Let any man in honesty retire into the solitude of his soul and reflect on his joys that might have been and those that were, and let him then answer whether any of his realizations were the equal of his anticipations. Therefore, if he had achieved the anticipated but lost delights which form the burden of his “Might have been,” they, too, would have been as ashes in the mouth. The truth is that the essence of delight is in the anticipation, the best of life is the vision, not the reality. It is pathetic not to have entertained the vision, but more pathetic, perhaps, to have attained it. Wasn’t it Oscar Wilde who said that there is only one thing more tragic than failure–success?

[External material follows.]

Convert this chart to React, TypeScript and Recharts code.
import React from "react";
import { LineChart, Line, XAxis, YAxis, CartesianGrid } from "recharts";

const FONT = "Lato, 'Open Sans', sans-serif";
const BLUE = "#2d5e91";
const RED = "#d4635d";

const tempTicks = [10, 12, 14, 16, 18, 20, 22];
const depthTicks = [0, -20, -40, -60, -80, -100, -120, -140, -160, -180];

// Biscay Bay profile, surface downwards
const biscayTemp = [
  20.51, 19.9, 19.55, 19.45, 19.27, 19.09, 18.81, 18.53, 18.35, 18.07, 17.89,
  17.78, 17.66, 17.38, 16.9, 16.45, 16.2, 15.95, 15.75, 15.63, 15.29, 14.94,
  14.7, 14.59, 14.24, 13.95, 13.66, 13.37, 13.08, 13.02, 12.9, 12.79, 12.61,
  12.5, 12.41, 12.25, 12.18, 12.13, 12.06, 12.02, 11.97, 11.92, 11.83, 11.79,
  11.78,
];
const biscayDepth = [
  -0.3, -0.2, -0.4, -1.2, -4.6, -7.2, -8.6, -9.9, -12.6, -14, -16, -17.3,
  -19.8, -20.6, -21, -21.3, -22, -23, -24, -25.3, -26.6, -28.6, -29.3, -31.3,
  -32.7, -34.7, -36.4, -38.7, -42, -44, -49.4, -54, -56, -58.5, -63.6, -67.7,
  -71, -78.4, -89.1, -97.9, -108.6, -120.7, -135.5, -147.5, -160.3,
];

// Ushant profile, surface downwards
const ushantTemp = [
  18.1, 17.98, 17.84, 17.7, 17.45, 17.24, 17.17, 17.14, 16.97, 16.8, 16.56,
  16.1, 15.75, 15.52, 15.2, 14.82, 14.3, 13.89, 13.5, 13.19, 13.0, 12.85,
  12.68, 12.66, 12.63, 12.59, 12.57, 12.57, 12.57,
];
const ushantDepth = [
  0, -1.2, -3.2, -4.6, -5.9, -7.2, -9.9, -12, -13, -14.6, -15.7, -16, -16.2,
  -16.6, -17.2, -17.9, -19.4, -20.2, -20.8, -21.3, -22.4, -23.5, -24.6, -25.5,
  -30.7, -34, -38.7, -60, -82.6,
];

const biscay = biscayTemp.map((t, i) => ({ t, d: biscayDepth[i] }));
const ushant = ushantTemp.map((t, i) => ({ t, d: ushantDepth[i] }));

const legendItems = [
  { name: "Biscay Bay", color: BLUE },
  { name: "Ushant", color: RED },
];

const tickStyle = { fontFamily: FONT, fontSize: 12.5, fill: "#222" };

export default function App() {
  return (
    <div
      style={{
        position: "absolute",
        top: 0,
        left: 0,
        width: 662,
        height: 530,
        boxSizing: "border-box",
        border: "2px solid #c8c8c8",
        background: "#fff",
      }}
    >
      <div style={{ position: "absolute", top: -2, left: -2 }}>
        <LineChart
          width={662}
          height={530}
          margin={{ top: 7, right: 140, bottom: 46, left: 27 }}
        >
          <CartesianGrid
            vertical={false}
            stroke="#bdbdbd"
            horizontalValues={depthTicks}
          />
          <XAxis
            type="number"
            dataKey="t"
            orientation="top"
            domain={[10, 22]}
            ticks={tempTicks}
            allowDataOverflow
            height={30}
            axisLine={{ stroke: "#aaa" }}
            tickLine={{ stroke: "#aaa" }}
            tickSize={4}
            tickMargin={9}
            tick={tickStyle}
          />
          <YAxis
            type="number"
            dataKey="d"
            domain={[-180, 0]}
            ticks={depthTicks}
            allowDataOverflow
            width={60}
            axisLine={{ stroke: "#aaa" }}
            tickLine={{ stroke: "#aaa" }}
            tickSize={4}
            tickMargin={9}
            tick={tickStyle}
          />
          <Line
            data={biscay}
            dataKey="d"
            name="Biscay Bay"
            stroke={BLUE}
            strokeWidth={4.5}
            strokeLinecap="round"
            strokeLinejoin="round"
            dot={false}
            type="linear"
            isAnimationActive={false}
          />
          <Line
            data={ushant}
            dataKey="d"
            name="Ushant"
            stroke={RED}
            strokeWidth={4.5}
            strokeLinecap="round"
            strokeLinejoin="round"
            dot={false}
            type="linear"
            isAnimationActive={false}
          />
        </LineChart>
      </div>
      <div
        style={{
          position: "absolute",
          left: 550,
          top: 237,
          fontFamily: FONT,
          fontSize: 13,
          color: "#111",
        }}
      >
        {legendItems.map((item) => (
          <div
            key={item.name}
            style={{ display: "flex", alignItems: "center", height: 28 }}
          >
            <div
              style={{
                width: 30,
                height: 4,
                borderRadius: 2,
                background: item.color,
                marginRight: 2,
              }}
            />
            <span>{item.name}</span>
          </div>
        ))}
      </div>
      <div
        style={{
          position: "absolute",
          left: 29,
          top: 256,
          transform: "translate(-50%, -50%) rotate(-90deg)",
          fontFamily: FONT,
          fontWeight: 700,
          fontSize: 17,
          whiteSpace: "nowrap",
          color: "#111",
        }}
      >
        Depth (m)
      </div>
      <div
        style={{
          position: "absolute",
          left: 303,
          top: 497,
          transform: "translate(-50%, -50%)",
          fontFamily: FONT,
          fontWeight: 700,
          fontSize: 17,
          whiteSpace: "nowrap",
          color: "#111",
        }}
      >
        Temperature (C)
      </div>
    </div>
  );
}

Did our regretful poet dream at twenty-one of being the perfect lover? In his dreams he was the perfect lover, then. Yet actually what was he? What was she? What was their courtship, their marriage? You, prosy, contented, forty and forgetful, by your prosy hearth or shaking down the furnace fire, while the children are being put to bed, you dare to call “It might have been” the saddest words of tongue or pen? Those now almost forgotten dreams of what might have been are the best you ever were. Remember them as often as you can, as bitterly, as happily, for your soul’s salvation. Without them you are the lowest of God’s creatures, a mere married man.

Or take the case of Maud Muller herself, and her judge. We learn that the judge–

Wedded a wife of richest dower,
Who lived for fashion, as he for power.

Maud, on the other hand,–

Wedded a man unlearned and poor,
And many children played round her door.

Probably in both cases this was for the best. Only the wildest sentimentalist could in seriousness urge that Maud would have made a good wife for the judge. Being a man who “lived for power,” the probable unpresentableness of Maud in a town house would have been a constant thorn in his flesh. She could not appear barefooted at his receptions, and the feet that have gone bare through an agricultural girlhood do not readily adapt themselves to the size of shoe which urban fashion dictates. Moreover, the vague yearnings of a young girl for an alliance with a handsome stranger above her station, do not fit her to speak the speech and think the thoughts and meet the social demands of that station. No, Maud would have been a constant thorn in the judge’s side. Summer sunshine, the smell of hay, a drink of cold water, a pretty, barefoot girl–the mood is compounded. An uneducated farmer’s daughter for a wife–the reality is accomplished.